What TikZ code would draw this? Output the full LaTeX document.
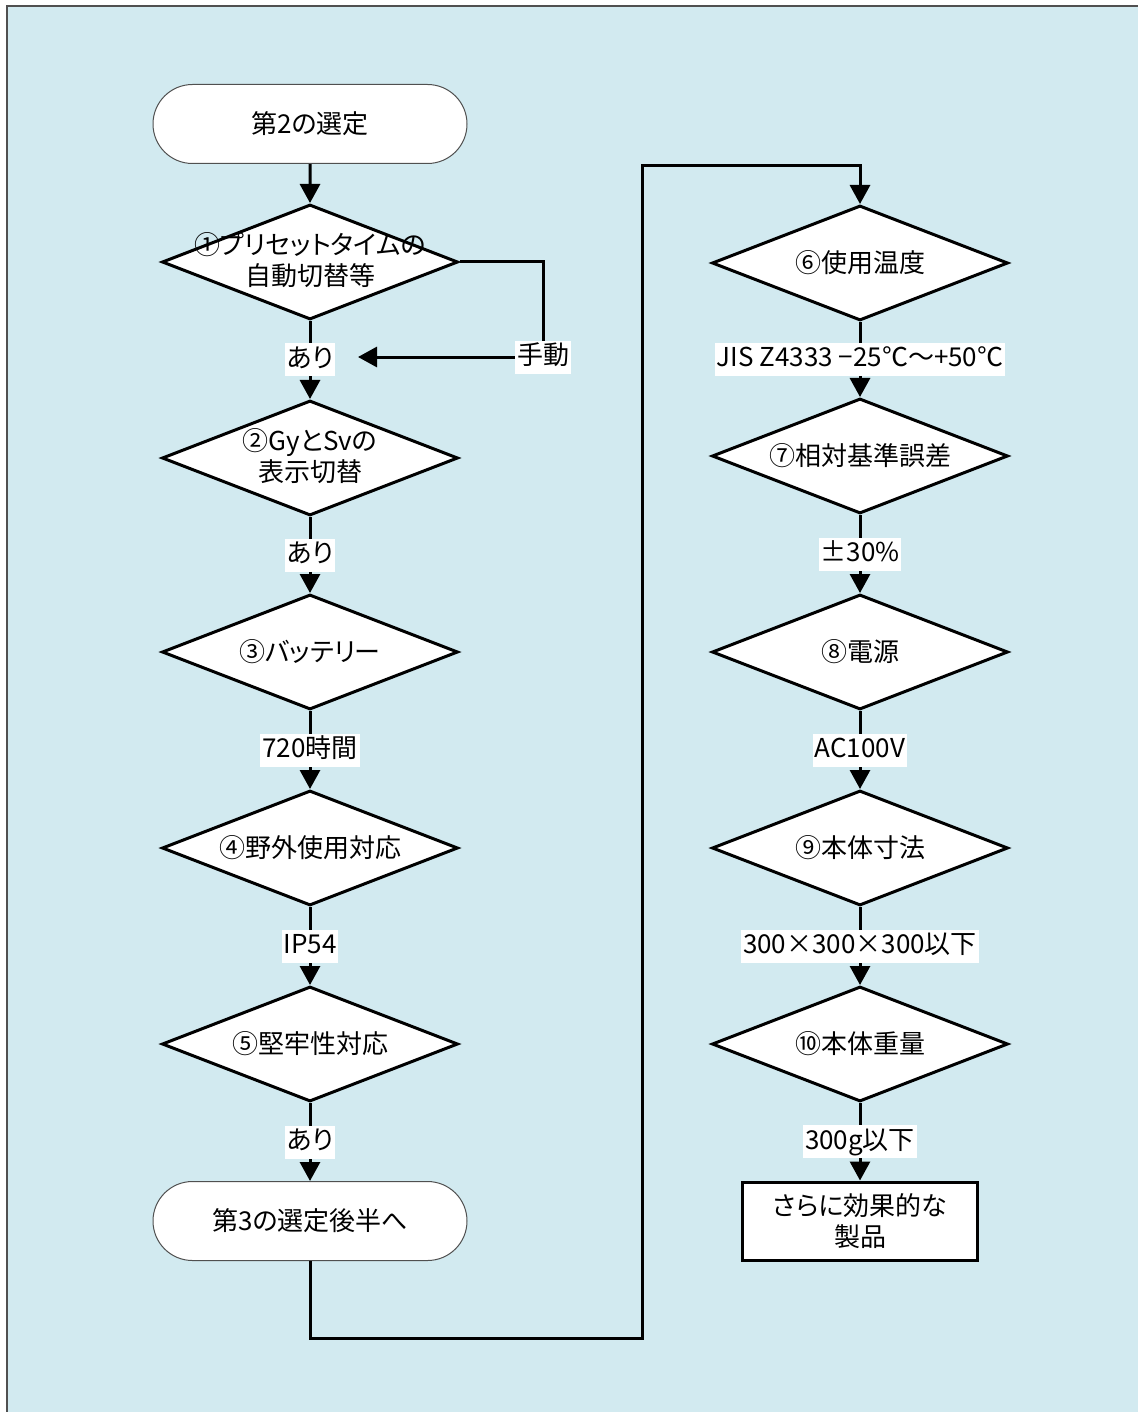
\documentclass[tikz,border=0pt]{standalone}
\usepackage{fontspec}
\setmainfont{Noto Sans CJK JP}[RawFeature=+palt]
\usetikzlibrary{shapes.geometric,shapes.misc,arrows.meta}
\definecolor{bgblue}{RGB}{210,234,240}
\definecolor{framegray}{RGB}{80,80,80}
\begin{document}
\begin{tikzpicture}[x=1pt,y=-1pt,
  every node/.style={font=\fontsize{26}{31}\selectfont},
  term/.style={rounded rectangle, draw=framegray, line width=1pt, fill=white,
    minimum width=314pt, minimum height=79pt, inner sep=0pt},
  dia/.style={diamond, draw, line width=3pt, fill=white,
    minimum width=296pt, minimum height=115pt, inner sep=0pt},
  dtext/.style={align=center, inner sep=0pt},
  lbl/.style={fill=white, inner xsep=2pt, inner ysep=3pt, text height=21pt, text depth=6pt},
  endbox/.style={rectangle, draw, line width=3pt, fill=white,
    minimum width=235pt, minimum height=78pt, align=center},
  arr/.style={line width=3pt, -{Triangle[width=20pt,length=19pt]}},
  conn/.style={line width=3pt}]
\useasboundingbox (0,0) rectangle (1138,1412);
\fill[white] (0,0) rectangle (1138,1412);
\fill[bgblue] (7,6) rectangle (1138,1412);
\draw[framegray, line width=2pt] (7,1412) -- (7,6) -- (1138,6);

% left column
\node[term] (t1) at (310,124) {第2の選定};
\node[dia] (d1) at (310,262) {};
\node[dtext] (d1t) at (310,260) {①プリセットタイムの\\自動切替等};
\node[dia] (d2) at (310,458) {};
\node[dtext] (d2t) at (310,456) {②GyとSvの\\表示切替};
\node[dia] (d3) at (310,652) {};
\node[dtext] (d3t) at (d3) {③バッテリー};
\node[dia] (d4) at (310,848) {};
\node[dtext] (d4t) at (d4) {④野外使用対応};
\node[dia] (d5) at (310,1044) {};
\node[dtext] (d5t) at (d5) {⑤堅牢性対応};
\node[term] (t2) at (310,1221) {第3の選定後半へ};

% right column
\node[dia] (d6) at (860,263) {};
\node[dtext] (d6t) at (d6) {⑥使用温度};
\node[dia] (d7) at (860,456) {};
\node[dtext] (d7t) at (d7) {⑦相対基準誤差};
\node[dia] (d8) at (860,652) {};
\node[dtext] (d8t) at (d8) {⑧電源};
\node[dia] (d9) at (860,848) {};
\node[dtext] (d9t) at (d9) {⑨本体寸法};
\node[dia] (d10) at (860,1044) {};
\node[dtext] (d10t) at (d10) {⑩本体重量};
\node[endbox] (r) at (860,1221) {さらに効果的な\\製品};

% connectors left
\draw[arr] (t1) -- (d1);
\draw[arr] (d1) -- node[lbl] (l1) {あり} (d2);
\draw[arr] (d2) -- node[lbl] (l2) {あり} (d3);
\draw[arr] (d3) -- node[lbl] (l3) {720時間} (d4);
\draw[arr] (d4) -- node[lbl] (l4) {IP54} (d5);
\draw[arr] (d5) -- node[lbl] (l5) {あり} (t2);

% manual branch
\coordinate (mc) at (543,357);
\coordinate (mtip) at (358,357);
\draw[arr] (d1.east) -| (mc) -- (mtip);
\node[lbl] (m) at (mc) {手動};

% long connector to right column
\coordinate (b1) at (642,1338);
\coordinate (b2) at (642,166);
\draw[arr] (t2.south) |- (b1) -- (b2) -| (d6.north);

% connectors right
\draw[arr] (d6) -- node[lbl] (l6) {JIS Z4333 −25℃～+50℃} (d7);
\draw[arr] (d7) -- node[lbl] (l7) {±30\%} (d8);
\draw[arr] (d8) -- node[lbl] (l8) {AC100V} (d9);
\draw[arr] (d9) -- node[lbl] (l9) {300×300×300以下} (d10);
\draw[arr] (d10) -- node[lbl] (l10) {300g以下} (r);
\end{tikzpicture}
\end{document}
--
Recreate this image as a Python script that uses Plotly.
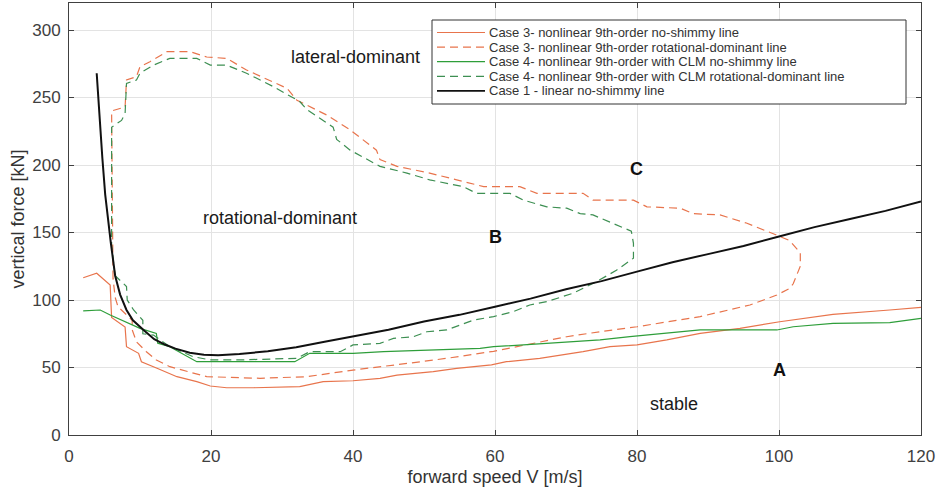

_PROBLEM DETAILS_:
Keep to the stretch from the line containing "What TikZ code" through the line containing "(7,6) -- (1138,6);", both ends included, and copy it exactly from the listing above, minus the pictures.

_RESULT OF THIS TASK_:
What TikZ code would draw this? Output the full LaTeX document.
\documentclass[tikz,border=0pt]{standalone}
\usepackage{fontspec}
\setmainfont{Noto Sans CJK JP}[RawFeature=+palt]
\usetikzlibrary{shapes.geometric,shapes.misc,arrows.meta}
\definecolor{bgblue}{RGB}{210,234,240}
\definecolor{framegray}{RGB}{80,80,80}
\begin{document}
\begin{tikzpicture}[x=1pt,y=-1pt,
  every node/.style={font=\fontsize{26}{31}\selectfont},
  term/.style={rounded rectangle, draw=framegray, line width=1pt, fill=white,
    minimum width=314pt, minimum height=79pt, inner sep=0pt},
  dia/.style={diamond, draw, line width=3pt, fill=white,
    minimum width=296pt, minimum height=115pt, inner sep=0pt},
  dtext/.style={align=center, inner sep=0pt},
  lbl/.style={fill=white, inner xsep=2pt, inner ysep=3pt, text height=21pt, text depth=6pt},
  endbox/.style={rectangle, draw, line width=3pt, fill=white,
    minimum width=235pt, minimum height=78pt, align=center},
  arr/.style={line width=3pt, -{Triangle[width=20pt,length=19pt]}},
  conn/.style={line width=3pt}]
\useasboundingbox (0,0) rectangle (1138,1412);
\fill[white] (0,0) rectangle (1138,1412);
\fill[bgblue] (7,6) rectangle (1138,1412);
\draw[framegray, line width=2pt] (7,1412) -- (7,6) -- (1138,6);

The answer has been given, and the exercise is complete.